───── Record set

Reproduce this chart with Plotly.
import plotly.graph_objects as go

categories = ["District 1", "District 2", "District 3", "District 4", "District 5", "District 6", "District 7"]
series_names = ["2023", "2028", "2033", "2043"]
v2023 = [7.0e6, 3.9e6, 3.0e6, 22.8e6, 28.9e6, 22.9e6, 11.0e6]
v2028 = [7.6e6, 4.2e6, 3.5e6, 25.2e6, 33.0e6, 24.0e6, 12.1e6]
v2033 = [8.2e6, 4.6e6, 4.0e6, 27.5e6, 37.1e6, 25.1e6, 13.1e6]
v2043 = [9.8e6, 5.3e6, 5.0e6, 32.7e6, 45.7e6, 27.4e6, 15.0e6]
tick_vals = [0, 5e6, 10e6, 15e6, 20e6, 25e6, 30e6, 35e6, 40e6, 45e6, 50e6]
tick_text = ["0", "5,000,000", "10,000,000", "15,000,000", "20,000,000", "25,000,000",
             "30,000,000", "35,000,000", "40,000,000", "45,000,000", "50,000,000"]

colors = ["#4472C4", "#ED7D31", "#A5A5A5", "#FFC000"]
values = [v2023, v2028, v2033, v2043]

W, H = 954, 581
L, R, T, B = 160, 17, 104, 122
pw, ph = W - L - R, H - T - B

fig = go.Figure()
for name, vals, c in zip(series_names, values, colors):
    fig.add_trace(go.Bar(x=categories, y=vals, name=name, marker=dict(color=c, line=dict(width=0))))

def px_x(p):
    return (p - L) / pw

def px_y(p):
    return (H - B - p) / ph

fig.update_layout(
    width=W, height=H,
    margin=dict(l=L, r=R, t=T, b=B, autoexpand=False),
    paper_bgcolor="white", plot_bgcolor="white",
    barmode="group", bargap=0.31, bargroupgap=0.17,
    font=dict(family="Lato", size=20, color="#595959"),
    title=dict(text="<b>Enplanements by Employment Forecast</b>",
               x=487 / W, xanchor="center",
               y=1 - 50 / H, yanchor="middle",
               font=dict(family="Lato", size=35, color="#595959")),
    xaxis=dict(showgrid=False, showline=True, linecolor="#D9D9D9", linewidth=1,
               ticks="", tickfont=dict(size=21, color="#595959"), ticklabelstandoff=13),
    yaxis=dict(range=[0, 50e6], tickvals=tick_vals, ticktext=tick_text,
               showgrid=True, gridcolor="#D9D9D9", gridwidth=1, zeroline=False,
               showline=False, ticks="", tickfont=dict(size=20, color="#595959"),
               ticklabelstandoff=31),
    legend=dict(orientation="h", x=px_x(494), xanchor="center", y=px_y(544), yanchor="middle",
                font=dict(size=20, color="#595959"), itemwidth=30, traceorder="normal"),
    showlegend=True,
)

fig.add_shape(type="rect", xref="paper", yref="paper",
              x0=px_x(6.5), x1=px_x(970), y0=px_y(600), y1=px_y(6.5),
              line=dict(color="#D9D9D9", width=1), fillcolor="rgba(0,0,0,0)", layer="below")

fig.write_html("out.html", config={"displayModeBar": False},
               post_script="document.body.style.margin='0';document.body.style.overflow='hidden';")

──────────
───── Record set

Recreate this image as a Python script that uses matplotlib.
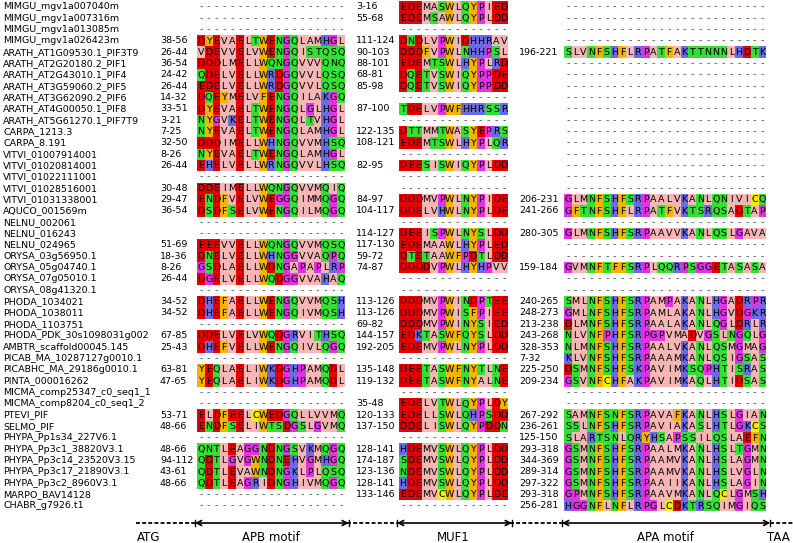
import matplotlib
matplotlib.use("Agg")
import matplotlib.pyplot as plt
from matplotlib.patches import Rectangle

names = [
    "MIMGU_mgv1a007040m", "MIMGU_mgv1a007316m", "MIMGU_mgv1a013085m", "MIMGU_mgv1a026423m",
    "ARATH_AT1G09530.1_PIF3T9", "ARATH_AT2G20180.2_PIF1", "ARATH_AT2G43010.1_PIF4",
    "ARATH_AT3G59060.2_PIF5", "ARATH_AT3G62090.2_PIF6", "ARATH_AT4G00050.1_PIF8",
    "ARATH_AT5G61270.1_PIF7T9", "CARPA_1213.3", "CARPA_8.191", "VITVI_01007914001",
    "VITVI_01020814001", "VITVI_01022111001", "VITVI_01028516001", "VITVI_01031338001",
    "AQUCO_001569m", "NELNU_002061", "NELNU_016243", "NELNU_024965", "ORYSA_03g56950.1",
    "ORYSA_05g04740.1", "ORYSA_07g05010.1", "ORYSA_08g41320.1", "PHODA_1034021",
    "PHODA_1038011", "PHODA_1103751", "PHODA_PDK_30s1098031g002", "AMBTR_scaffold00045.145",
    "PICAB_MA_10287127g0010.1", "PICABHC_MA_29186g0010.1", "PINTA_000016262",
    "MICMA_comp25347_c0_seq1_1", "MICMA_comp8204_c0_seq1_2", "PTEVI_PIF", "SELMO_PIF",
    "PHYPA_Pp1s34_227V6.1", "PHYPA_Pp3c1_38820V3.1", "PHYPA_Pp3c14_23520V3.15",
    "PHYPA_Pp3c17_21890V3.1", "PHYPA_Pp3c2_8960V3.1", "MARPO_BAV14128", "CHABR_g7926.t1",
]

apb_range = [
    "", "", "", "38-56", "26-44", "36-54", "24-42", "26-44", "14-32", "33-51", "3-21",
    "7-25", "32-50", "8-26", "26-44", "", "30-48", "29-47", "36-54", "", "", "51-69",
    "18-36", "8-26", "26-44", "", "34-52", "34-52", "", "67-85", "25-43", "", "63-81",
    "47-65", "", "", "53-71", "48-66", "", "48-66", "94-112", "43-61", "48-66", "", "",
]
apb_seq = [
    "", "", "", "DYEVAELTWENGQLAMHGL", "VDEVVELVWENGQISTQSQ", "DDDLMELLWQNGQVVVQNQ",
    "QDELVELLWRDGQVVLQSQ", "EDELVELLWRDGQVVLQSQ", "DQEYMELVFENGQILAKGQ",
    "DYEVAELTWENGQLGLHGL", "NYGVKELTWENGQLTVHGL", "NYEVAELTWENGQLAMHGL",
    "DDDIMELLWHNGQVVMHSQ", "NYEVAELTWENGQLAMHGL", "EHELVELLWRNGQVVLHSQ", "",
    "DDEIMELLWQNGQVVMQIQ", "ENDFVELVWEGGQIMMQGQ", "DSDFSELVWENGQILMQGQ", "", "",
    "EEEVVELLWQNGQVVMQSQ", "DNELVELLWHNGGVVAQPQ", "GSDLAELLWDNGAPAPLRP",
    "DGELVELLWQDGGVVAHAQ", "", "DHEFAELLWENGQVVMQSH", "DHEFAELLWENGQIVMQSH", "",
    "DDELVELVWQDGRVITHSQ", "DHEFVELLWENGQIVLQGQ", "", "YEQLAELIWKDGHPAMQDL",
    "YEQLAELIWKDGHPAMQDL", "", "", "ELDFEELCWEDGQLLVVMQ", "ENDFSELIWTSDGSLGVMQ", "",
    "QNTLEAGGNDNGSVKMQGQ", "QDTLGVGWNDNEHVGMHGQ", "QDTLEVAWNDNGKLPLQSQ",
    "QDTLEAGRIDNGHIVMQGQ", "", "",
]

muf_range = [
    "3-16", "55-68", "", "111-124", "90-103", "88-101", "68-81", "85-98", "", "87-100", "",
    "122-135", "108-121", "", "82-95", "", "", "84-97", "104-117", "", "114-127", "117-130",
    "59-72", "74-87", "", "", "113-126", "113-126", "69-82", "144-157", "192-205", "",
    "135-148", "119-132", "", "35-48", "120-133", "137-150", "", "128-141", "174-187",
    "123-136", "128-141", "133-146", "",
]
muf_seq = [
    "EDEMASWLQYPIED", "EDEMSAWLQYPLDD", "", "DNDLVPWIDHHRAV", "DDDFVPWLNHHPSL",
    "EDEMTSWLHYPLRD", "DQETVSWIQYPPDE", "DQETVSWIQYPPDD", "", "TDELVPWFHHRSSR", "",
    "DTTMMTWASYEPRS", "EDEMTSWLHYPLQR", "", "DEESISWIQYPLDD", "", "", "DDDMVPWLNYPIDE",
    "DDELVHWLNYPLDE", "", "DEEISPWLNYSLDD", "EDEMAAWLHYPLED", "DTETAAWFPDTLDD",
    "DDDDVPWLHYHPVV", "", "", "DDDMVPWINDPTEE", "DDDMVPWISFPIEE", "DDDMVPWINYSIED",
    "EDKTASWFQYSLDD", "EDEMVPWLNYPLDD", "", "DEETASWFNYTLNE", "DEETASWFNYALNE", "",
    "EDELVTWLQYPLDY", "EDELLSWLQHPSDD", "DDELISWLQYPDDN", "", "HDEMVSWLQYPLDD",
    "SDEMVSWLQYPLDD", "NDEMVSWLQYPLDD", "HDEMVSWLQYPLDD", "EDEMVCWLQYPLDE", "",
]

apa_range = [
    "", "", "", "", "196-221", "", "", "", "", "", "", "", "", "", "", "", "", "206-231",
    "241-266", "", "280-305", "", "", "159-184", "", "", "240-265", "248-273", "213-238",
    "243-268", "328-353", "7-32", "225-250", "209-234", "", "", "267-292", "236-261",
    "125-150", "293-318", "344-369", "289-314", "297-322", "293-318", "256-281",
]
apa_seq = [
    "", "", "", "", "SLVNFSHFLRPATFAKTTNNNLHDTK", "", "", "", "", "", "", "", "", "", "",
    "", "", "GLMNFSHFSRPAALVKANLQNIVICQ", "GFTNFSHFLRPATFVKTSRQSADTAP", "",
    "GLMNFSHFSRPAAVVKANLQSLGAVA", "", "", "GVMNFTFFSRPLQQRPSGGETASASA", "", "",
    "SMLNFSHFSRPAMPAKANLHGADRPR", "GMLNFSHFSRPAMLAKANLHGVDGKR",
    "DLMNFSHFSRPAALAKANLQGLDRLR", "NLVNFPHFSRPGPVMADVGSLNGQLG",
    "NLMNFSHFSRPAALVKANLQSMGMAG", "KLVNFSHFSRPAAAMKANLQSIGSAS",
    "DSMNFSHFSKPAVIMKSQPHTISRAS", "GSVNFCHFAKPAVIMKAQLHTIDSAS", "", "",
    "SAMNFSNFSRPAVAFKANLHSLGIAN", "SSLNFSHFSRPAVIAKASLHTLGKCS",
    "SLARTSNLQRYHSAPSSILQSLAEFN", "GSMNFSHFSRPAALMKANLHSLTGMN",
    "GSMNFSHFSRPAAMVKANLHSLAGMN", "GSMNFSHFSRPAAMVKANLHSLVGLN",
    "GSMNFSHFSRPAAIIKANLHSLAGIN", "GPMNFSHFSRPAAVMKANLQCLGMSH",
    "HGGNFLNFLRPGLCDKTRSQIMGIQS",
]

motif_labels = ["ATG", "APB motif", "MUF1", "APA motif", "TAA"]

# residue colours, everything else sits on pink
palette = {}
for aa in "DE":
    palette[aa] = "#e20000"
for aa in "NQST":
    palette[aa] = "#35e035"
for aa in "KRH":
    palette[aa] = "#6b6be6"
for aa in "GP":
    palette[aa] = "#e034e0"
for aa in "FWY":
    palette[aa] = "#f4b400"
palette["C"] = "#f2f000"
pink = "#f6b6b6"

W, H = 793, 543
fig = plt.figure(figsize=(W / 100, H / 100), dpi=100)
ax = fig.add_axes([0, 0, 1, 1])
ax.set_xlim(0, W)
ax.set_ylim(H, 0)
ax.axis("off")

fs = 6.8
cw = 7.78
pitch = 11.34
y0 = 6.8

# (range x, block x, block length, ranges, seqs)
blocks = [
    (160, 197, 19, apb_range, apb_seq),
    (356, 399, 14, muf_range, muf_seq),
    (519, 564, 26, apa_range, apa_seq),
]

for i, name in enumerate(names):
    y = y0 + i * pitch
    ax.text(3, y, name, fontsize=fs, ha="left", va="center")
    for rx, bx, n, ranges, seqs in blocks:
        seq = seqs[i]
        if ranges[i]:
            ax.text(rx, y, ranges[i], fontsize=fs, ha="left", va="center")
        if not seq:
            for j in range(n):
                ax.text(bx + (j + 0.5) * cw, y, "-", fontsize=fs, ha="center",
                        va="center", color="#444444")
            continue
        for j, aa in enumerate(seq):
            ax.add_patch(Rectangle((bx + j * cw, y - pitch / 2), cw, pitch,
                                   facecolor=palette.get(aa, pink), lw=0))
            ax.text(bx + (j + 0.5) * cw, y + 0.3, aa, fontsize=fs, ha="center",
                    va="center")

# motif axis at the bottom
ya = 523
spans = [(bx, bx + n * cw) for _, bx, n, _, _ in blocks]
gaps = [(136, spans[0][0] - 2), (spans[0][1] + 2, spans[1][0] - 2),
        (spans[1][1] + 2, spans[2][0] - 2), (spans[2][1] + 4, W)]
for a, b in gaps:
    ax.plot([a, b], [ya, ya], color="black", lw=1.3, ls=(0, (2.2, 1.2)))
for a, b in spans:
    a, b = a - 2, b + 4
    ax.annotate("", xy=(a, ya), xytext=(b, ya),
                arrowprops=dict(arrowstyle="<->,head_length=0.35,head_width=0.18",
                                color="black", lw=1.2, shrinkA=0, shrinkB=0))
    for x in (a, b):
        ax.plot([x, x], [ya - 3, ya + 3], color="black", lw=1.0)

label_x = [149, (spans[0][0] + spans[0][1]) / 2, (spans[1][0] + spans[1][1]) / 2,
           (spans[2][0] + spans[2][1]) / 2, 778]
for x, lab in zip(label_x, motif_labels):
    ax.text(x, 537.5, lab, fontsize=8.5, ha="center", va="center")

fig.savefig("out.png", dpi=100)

──────────

- Work required -
Retype only this portion of the data above: the line containing "Reproduce this chart with Plotly.", the line containing "name=name, marker=dict(color=c, line=dict(width=0))))", and all lines between them, exactly.

- Reply -
Reproduce this chart with Plotly.
import plotly.graph_objects as go

categories = ["District 1", "District 2", "District 3", "District 4", "District 5", "District 6", "District 7"]
series_names = ["2023", "2028", "2033", "2043"]
v2023 = [7.0e6, 3.9e6, 3.0e6, 22.8e6, 28.9e6, 22.9e6, 11.0e6]
v2028 = [7.6e6, 4.2e6, 3.5e6, 25.2e6, 33.0e6, 24.0e6, 12.1e6]
v2033 = [8.2e6, 4.6e6, 4.0e6, 27.5e6, 37.1e6, 25.1e6, 13.1e6]
v2043 = [9.8e6, 5.3e6, 5.0e6, 32.7e6, 45.7e6, 27.4e6, 15.0e6]
tick_vals = [0, 5e6, 10e6, 15e6, 20e6, 25e6, 30e6, 35e6, 40e6, 45e6, 50e6]
tick_text = ["0", "5,000,000", "10,000,000", "15,000,000", "20,000,000", "25,000,000",
             "30,000,000", "35,000,000", "40,000,000", "45,000,000", "50,000,000"]

colors = ["#4472C4", "#ED7D31", "#A5A5A5", "#FFC000"]
values = [v2023, v2028, v2033, v2043]

W, H = 954, 581
L, R, T, B = 160, 17, 104, 122
pw, ph = W - L - R, H - T - B

fig = go.Figure()
for name, vals, c in zip(series_names, values, colors):
    fig.add_trace(go.Bar(x=categories, y=vals, name=name, marker=dict(color=c, line=dict(width=0))))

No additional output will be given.